Poem about JO,
who passed away
The Redwoods is a retirement community located in Mill Valley, California USA and the result of efforts for the elderly by the local United Church of Christ (Community Church). For more than 6 years I've visited the elderly in their Health Care Unit, and I've been fulfilled numerous times in my volunteer work. This poem is really about a particular resident in her later years, about JO, who spoke with difficulty. Because her hearing was good, she let me do almost all the talking. Many times I read her the Psalms. I visited her from the time before this poem was drafted in 2004. She died before the poem was "completed" in 2008.
Christ's Presence
by Peter Menkin
A vision of creation.
And a moment of God's
need to have man. His ways
appeared to me when an old
woman ate soup.
She eats slowly this one time
again,
and her arm brought the spoon
to her mouth with meek vigor.
So I saw that we pass away,
for she was many years old
and her arm proved she was
a creature of God. Dust to dust.
There is the breath of life,
that is in us like this woman.
An inner dwelling, spirit of the Lord.
Artist's note and comment on the poem "Presence of Christ" as it appeared on the Academy of American Poets writers workshop ( www.poets.org ):
During the comments and suggestions made 2008 on the poem, this statement on the use of "Dust to dust" was made by me, Peter Menkin to another poet called "Gould."
Gould:
Many thanks for your remarks on my newly posted and recently revised poem, originally drafted 2004. I am concerned with the issue of what is cliche, and something like the statement "Dust to dust," appears so familiar to us, its use Biblical and religious as so many know. But I believe that much of the Bible, both Old and New Testament is familiar and sometimes a cliche or considered tired.

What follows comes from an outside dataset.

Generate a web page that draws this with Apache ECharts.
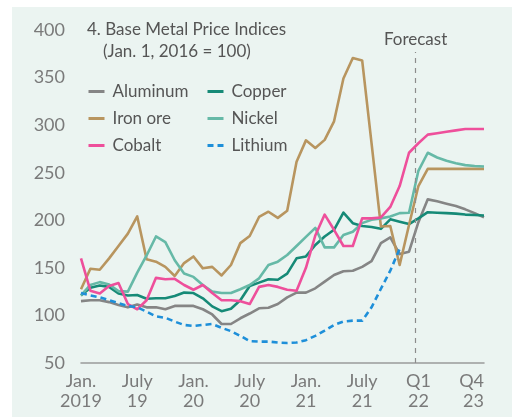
<!DOCTYPE html>
<html>
<head>
<meta charset="utf-8">
<script src="https://cdn.jsdelivr.net/npm/echarts@6/dist/echarts.min.js"></script>
<style>
html,body{margin:0;padding:0;background:#fff;}
#chart{width:512px;height:417px;}
</style>
</head>
<body>
<div id="chart"></div>
<script>
// ---- Data ----
const categories = [
  '2019-01','2019-02','2019-03','2019-04','2019-05','2019-06','2019-07','2019-08','2019-09','2019-10','2019-11','2019-12',
  '2020-01','2020-02','2020-03','2020-04','2020-05','2020-06','2020-07','2020-08','2020-09','2020-10','2020-11','2020-12',
  '2021-01','2021-02','2021-03','2021-04','2021-05','2021-06','2021-07','2021-08','2021-09','2021-10','2021-11','2021-12',
  '2022Q1','2022Q2','2022Q3','2022Q4','2023Q1','2023Q2','2023Q3','2023Q4'
];
const tickLabels = [
  ['2019-01', 'Jan.\n2019'],
  ['2019-07', 'July\n19'],
  ['2020-01', 'Jan.\n20'],
  ['2020-07', 'July\n20'],
  ['2021-01', 'Jan.\n21'],
  ['2021-07', 'July\n21'],
  ['2022Q1', 'Q1\n22'],
  ['2023Q4', 'Q4\n23']
];
const yTicks = { min: 50, max: 400, interval: 50 };
const forecastStart = 35.7; // position of the forecast divider on the category index scale
const forecastTop = 377;

const aluminum = [115,116,116,114,111,108.5,111.5,108.5,108.5,106.5,110,110,
  110,106.5,101,91,91,97,102,107.5,108,112,119,124,
  124,128.5,135.5,142.5,146.5,147,151,157,176,182,164.5,167,
  198,222,220,217.5,215,211.5,207.5,203];
const copper = [121,129,131.5,130,123,121,121.5,117.5,118,118,120.5,124,
  123.5,118,109.5,104.5,107,116,131,134.5,138,137.5,144,160,
  162,174,183,190,208,197,194,193,191,201,198.5,196,
  202,208.5,208,207.5,207,206,205.5,205];
const ironOre = [127.5,149,148,160,173,186,204,159,156.5,151,141.5,155,
  162,149.5,151,142,153,176,183.5,203.5,209,202.5,210,261.5,
  284,276,284.5,304,349,370.5,368,281,193.5,194,153,195,
  236,254,254,254,254,254,254,254];
const nickel = [121,132,135,132.5,125.5,125,145,163,183,177,158,144,
  140.5,132,125,123.5,123.5,127.5,132,139,153,156.5,163.5,173,
  182.5,192,171.5,171.5,184.5,188,197,200.5,202,204,207.5,208,
  252,271,266,262.5,260,258,257,256.5];
const cobalt = [160,126,123,131,134,112,106.5,116,139.5,138,138.5,132,
  127,132,123.5,116,116,115,112,130,132,130,127,126,
  150,184,206,190,173,173,202,202,203,214,236,271,
  281,290,291.5,293,294.5,296,296,296];
const lithium = [123.5,121,119,116,113,110,108.5,104,99,97.5,93.5,90,
  89,90,91,87,83.5,78.5,73,72.5,72.5,71.5,71,71.5,
  74,78.5,84,90,93.5,94.5,94.5,108.5,128,147,170];

const seriesDefs = [
  { name: 'Aluminum', data: aluminum, color: '#858585' },
  { name: 'Copper',   data: copper,   color: '#168a77' },
  { name: 'Iron ore', data: ironOre,  color: '#b8955f' },
  { name: 'Nickel',   data: nickel,   color: '#66b9a7' },
  { name: 'Cobalt',   data: cobalt,   color: '#ee4f9b' },
  { name: 'Lithium',  data: lithium,  color: '#1e8fd9', dashed: true }
];

// ---- Chart ----
const FONT = 'Lato';
const labelMap = {};
tickLabels.forEach(t => { labelMap[t[0]] = t[1]; });

const chart = echarts.init(document.getElementById('chart'), null, { renderer: 'canvas' });

const series = seriesDefs.map(s => ({
  name: s.name,
  type: 'line',
  data: s.data,
  symbol: 'none',
  smooth: false,
  z: 3,
  lineStyle: { color: s.color, width: 2.6, type: s.dashed ? [6, 4] : 'solid', cap: 'butt', join: 'round' },
  itemStyle: { color: s.color }
}));

series.push({
  name: 'forecastDivider',
  type: 'line',
  xAxisIndex: 1,
  yAxisIndex: 0,
  data: [],
  symbol: 'none',
  markLine: {
    silent: true,
    symbol: 'none',
    lineStyle: { color: '#8c8c8c', width: 1.2, type: [5, 5] },
    label: {
      show: true,
      position: 'end',
      formatter: 'Forecast',
      color: '#555',
      fontFamily: FONT,
      fontSize: 17,
      distance: 4
    },
    data: [[{ coord: [forecastStart, yTicks.min] }, { coord: [forecastStart, forecastTop] }]]
  }
});

const legendCommon = {
  orient: 'vertical',
  top: 83,
  itemWidth: 16,
  itemHeight: 10,
  itemGap: 10,
  padding: 0,
  itemStyle: { opacity: 0 },
  lineStyle: { width: 3 },
  textStyle: { color: '#555', fontFamily: FONT, fontSize: 17, padding: [0, 0, 0, 3] },
  selectedMode: false
};

chart.setOption({
  backgroundColor: '#ffffff',
  animation: false,
  graphic: [{
    type: 'rect',
    z: -10,
    silent: true,
    shape: { x: 12, y: 7, width: 500, height: 410 },
    style: { fill: '#ebf4f1' }
  }],
  title: [
    { text: '4. Base Metal Price Indices', left: 87, top: 21, padding: 0,
      textStyle: { color: '#555', fontFamily: FONT, fontSize: 17, fontWeight: 'normal' } },
    { text: '(Jan. 1, 2016 = 100)', left: 103, top: 43, padding: 0,
      textStyle: { color: '#555', fontFamily: FONT, fontSize: 17, fontWeight: 'normal' } }
  ],
  legend: [
    Object.assign({}, legendCommon, { left: 87, data: ['Aluminum', 'Iron ore', 'Cobalt'] }),
    Object.assign({}, legendCommon, { left: 206, data: ['Copper', 'Nickel', 'Lithium'] })
  ],
  grid: { left: 81, right: 28, top: 30, bottom: 54, containLabel: false },
  xAxis: [{
    type: 'category',
    data: categories,
    boundaryGap: false,
    axisLine: { show: true, lineStyle: { color: '#9a9a9a', width: 1.5 } },
    axisTick: { show: false },
    splitLine: { show: false },
    axisLabel: {
      interval: 0,
      color: '#7a7a7a',
      fontFamily: FONT,
      fontSize: 18,
      lineHeight: 20,
      margin: 8,
      alignMaxLabel: 'right',
      formatter: v => labelMap[v] || ''
    }
  }, {
    type: 'value',
    min: 0,
    max: categories.length - 1,
    show: false
  }],
  yAxis: {
    type: 'value',
    min: yTicks.min,
    max: yTicks.max,
    interval: yTicks.interval,
    axisLine: { show: false },
    axisTick: { show: false },
    splitLine: { show: false },
    axisLabel: { color: '#7a7a7a', fontFamily: FONT, fontSize: 18, margin: 16 }
  },
  series: series
});
</script>
</body>
</html>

In one manner, we seek a new way to communicate the religious and spiritual sensibilities and understandings of faith, especially when one is in the "business" of writing poetry that is considered "faith poetry."
I think what speaks to one in the Bible, or in the religious and spiritual language of ones tradition and history as it is practiced, is fair and reasonable game for poetry, regardless of how familiar it may be to readers, or in its contemporary reading cliche like in its evocative imagery. I say this, with the understanding that in the religious life as it is reflected, and especially in the Biblical reflection of spiritual reality as it speaks to us as the word of God, that each of us needs to find our way. Selections and parts of the Biblical words do engage us as individual people and groups, denominations, more than others. I find this so. And so I reflect in my poetry this sensibility and searching for relationship with God as a living experience, in the Christ.
Recently, I've been watching YouTube talks by a Camaldoli, Benedictine Monk who is deceased, a holy man who spent his life in India, and a fulfilled man who reflects the way the Bible spoke to him. His name is Bede Griffiths, and perhaps you have heard of him. It is apparent in his talks caught and posted now on YouTube that he is a genuine man of God. In my poetry, I look to this genuine sense of what has meaning in the poem. Hopefully, in time, or even taken in my intended way, even a cliche like "Dust to dust" will be illuminated in a similar way of the genuine. This is a truth, I believe, or definition of one in the poetic way.
Here is a link to one of the Bede Griffiths' talks, that last about 11 minutes each. Father Bede is a Christian, one must keep that in mind. He is also a Catholic Priest. So he speaks from that perspective.
http://youtube.com/watch?v=3BNQhWsPIZ0&feature=related
With thanks for raising the issue concerning "Dust to dust."